What Kills Occupants in Hoarding Fires

The occupant death profile in hoarding fires differs from standard residential fire deaths. In a typical residential fire, the most common cause of death is smoke inhalation in a bedroom — the fire started elsewhere, smoke accumulated faster than the alarm woke the occupant, and the occupant could not escape in time.

In hoarding fires, the occupant frequently wakes up or is aware of the fire, and still cannot escape. They know the paths through the material, but those paths exist in daylight with cognitive function intact. In smoke, in the dark, in a panic, the same paths become impassable. People are found in hoarding fire fatalities close to the fire, having moved in the wrong direction, or having been blocked by material that fell across the only usable path.

The secondary factor is the fuel load's effect on fire speed. A hoarding structure fire moves faster than a standard residential fire. The window between ignition and untenable conditions throughout the structure is shorter.

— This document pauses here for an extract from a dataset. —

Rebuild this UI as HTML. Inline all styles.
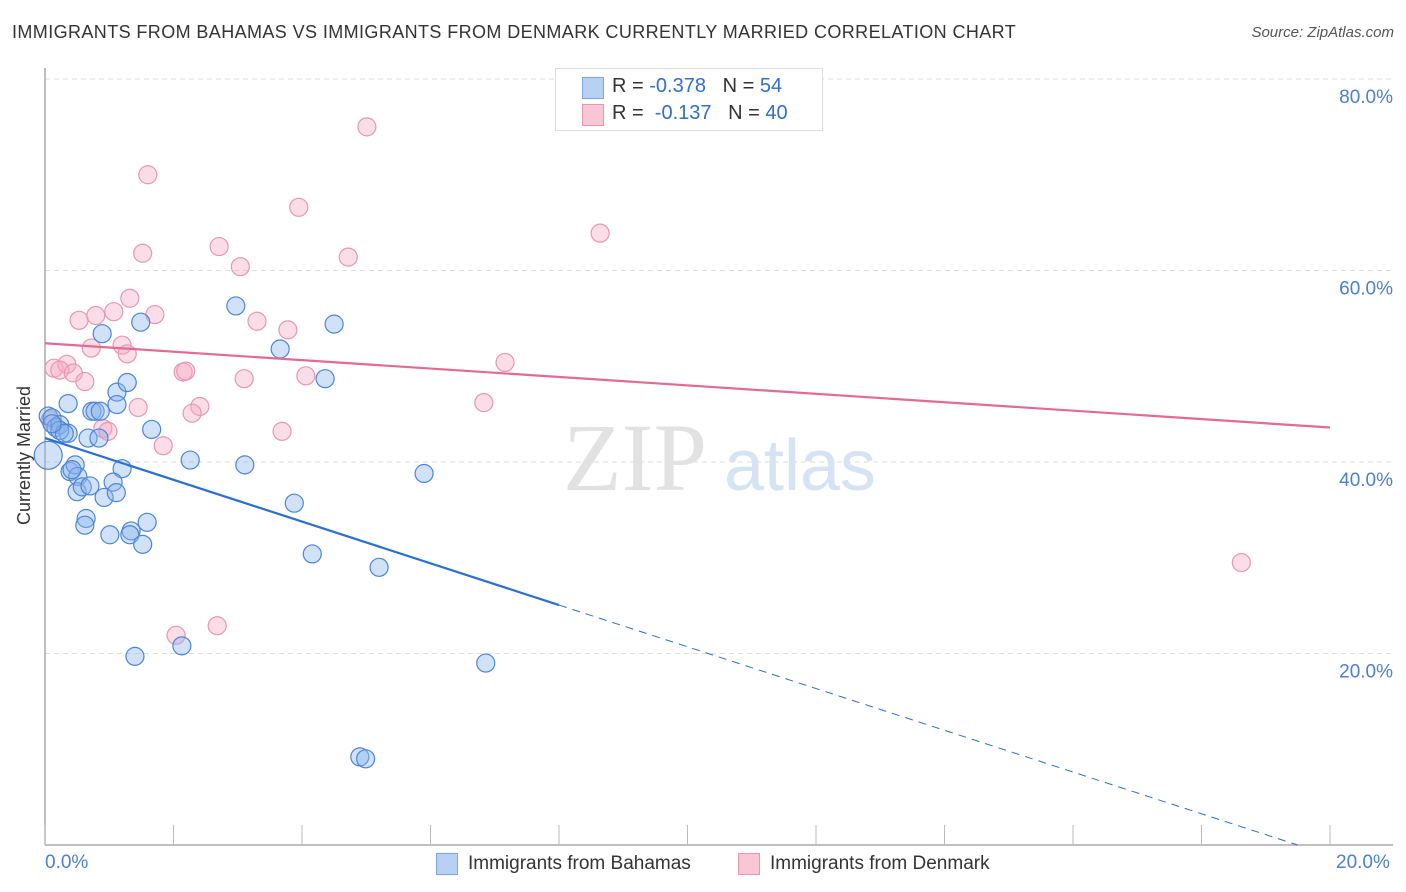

A person who woke up at the right time and knew exactly where to go might still not have enough time to cover the distance through the material channels before conditions closed that option.


Prevention and Community Engagement

Fire departments with proactive community engagement programs do pre-fire planning visits to known hoarding structures — usually initiated through social services referrals or neighbor contact — with the goal of identifying residents, noting structure layout, and building a relationship that may eventually support intervention. This is not enforcement-oriented; it is information-gathering that makes a future response less deadly for everyone involved.

At the community level, hoarding disorder is a mental health condition with established treatment approaches. Fire departments are not mental health providers, but they are often the first agency to identify severe hoarding conditions — and the most effective departments have referral relationships with social services agencies that can engage the occupant on a treatment level rather than a compliance level.

For neighbors and family members of someone living in a severely hoarded home: the fire risk is real and the occupant may not be able to assess it clearly. A referral to a social services agency, a mental health professional, or in severe cases an adult protective services contact is not an overreaction. It is an acknowledgment that the situation carries lethal risk that the occupant cannot address alone.